**Task directions**
Transcribe every entry word for word, but skip the images.
== Data supplied
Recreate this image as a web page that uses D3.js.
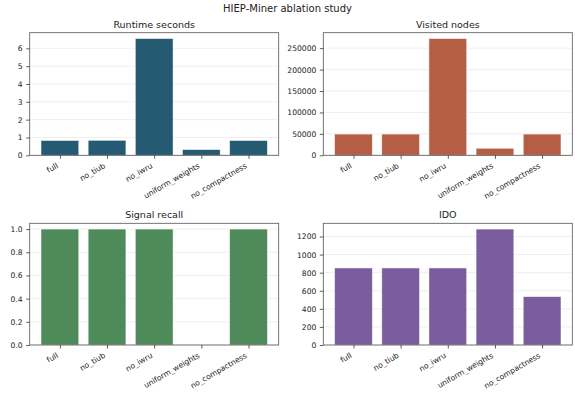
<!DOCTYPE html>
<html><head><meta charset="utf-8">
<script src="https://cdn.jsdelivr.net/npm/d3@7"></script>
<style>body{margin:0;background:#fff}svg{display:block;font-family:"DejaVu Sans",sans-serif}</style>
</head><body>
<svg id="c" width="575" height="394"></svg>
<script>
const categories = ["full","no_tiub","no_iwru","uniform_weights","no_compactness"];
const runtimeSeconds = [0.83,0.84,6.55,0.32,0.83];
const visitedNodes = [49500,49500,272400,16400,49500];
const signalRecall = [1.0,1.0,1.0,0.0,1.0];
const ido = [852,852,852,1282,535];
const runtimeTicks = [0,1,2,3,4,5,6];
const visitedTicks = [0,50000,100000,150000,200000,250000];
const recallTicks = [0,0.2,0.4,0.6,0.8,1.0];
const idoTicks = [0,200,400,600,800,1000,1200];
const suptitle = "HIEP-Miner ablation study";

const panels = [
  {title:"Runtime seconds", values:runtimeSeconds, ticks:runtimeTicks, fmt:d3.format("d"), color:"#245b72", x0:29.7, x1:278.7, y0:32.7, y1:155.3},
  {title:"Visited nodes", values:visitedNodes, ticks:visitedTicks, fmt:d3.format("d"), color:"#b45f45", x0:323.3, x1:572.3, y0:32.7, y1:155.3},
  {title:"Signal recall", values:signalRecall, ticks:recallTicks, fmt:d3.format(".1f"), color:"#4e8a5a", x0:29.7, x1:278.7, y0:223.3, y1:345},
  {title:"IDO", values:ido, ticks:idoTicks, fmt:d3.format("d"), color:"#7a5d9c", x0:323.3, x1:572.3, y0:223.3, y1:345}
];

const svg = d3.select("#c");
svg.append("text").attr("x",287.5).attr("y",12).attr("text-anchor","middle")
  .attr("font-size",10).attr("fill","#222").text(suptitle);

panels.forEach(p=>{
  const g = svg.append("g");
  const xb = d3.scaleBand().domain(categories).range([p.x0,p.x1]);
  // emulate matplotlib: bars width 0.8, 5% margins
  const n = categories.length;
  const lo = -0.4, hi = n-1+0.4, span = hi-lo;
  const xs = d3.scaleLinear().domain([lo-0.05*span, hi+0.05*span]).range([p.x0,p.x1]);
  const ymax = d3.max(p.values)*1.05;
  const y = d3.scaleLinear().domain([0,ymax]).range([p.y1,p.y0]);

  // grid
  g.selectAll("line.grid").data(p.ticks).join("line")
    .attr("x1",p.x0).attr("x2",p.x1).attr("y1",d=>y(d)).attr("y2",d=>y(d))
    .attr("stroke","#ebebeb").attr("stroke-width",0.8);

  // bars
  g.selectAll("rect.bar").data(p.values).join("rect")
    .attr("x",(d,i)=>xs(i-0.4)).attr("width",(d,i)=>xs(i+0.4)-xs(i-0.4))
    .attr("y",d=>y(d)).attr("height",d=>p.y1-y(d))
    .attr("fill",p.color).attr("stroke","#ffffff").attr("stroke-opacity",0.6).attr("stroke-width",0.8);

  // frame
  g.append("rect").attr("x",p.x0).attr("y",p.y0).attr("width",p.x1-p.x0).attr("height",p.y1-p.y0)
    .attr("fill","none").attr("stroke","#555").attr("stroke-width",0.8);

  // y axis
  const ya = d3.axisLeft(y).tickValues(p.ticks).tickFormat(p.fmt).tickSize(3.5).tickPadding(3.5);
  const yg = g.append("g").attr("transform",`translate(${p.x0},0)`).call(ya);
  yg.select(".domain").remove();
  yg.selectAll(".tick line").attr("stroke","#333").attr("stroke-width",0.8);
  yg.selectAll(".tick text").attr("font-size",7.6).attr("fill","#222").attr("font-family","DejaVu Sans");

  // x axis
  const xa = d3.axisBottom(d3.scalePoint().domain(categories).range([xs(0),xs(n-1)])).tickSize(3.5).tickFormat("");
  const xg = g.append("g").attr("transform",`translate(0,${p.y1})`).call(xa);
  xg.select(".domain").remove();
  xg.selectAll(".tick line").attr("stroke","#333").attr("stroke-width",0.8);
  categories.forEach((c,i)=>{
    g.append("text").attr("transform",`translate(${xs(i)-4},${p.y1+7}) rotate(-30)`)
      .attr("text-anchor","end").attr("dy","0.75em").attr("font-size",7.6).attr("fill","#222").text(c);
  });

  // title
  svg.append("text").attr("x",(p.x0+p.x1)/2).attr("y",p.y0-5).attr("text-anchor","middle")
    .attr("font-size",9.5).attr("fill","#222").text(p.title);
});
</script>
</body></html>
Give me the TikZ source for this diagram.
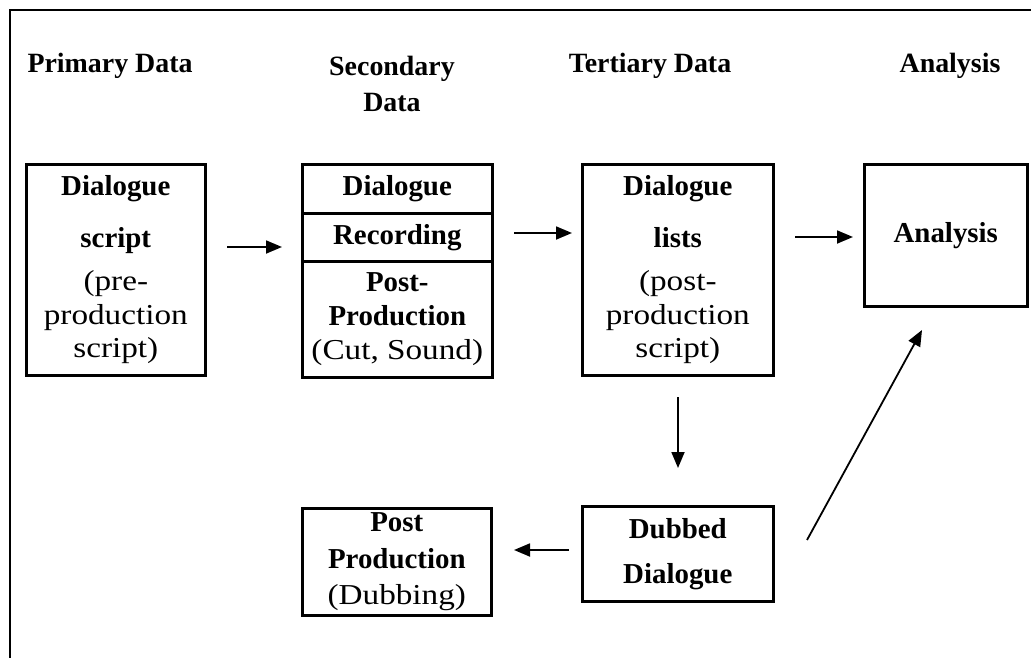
====
**Response**
Recreate this image as a web page that uses D3.js.
<!DOCTYPE html>
<html><head><meta charset="utf-8">
<script src="https://cdn.jsdelivr.net/npm/d3@7"></script>
<style>body{margin:0;background:#fff}svg{display:block;font-family:"DejaVu Sans",sans-serif}</style>
</head><body>
<svg id="c" width="575" height="394"></svg>
<script>
const categories = ["full","no_tiub","no_iwru","uniform_weights","no_compactness"];
const runtimeSeconds = [0.83,0.84,6.55,0.32,0.83];
const visitedNodes = [49500,49500,272400,16400,49500];
const signalRecall = [1.0,1.0,1.0,0.0,1.0];
const ido = [852,852,852,1282,535];
const runtimeTicks = [0,1,2,3,4,5,6];
const visitedTicks = [0,50000,100000,150000,200000,250000];
const recallTicks = [0,0.2,0.4,0.6,0.8,1.0];
const idoTicks = [0,200,400,600,800,1000,1200];
const suptitle = "HIEP-Miner ablation study";

const panels = [
  {title:"Runtime seconds", values:runtimeSeconds, ticks:runtimeTicks, fmt:d3.format("d"), color:"#245b72", x0:29.7, x1:278.7, y0:32.7, y1:155.3},
  {title:"Visited nodes", values:visitedNodes, ticks:visitedTicks, fmt:d3.format("d"), color:"#b45f45", x0:323.3, x1:572.3, y0:32.7, y1:155.3},
  {title:"Signal recall", values:signalRecall, ticks:recallTicks, fmt:d3.format(".1f"), color:"#4e8a5a", x0:29.7, x1:278.7, y0:223.3, y1:345},
  {title:"IDO", values:ido, ticks:idoTicks, fmt:d3.format("d"), color:"#7a5d9c", x0:323.3, x1:572.3, y0:223.3, y1:345}
];

const svg = d3.select("#c");
svg.append("text").attr("x",287.5).attr("y",12).attr("text-anchor","middle")
  .attr("font-size",10).attr("fill","#222").text(suptitle);

panels.forEach(p=>{
  const g = svg.append("g");
  const xb = d3.scaleBand().domain(categories).range([p.x0,p.x1]);
  // emulate matplotlib: bars width 0.8, 5% margins
  const n = categories.length;
  const lo = -0.4, hi = n-1+0.4, span = hi-lo;
  const xs = d3.scaleLinear().domain([lo-0.05*span, hi+0.05*span]).range([p.x0,p.x1]);
  const ymax = d3.max(p.values)*1.05;
  const y = d3.scaleLinear().domain([0,ymax]).range([p.y1,p.y0]);

  // grid
  g.selectAll("line.grid").data(p.ticks).join("line")
    .attr("x1",p.x0).attr("x2",p.x1).attr("y1",d=>y(d)).attr("y2",d=>y(d))
    .attr("stroke","#ebebeb").attr("stroke-width",0.8);

  // bars
  g.selectAll("rect.bar").data(p.values).join("rect")
    .attr("x",(d,i)=>xs(i-0.4)).attr("width",(d,i)=>xs(i+0.4)-xs(i-0.4))
    .attr("y",d=>y(d)).attr("height",d=>p.y1-y(d))
    .attr("fill",p.color).attr("stroke","#ffffff").attr("stroke-opacity",0.6).attr("stroke-width",0.8);

  // frame
  g.append("rect").attr("x",p.x0).attr("y",p.y0).attr("width",p.x1-p.x0).attr("height",p.y1-p.y0)
    .attr("fill","none").attr("stroke","#555").attr("stroke-width",0.8);

  // y axis
  const ya = d3.axisLeft(y).tickValues(p.ticks).tickFormat(p.fmt).tickSize(3.5).tickPadding(3.5);
  const yg = g.append("g").attr("transform",`translate(${p.x0},0)`).call(ya);
  yg.select(".domain").remove();
  yg.selectAll(".tick line").attr("stroke","#333").attr("stroke-width",0.8);
  yg.selectAll(".tick text").attr("font-size",7.6).attr("fill","#222").attr("font-family","DejaVu Sans");

  // x axis
  const xa = d3.axisBottom(d3.scalePoint().domain(categories).range([xs(0),xs(n-1)])).tickSize(3.5).tickFormat("");
  const xg = g.append("g").attr("transform",`translate(0,${p.y1})`).call(xa);
  xg.select(".domain").remove();
  xg.selectAll(".tick line").attr("stroke","#333").attr("stroke-width",0.8);
  categories.forEach((c,i)=>{
    g.append("text").attr("transform",`translate(${xs(i)-4},${p.y1+7}) rotate(-30)`)
      .attr("text-anchor","end").attr("dy","0.75em").attr("font-size",7.6).attr("fill","#222").text(c);
  });

  // title
  svg.append("text").attr("x",(p.x0+p.x1)/2).attr("y",p.y0-5).attr("text-anchor","middle")
    .attr("font-size",9.5).attr("fill","#222").text(p.title);
});
</script>
</body></html>
Give me the TikZ source for this diagram.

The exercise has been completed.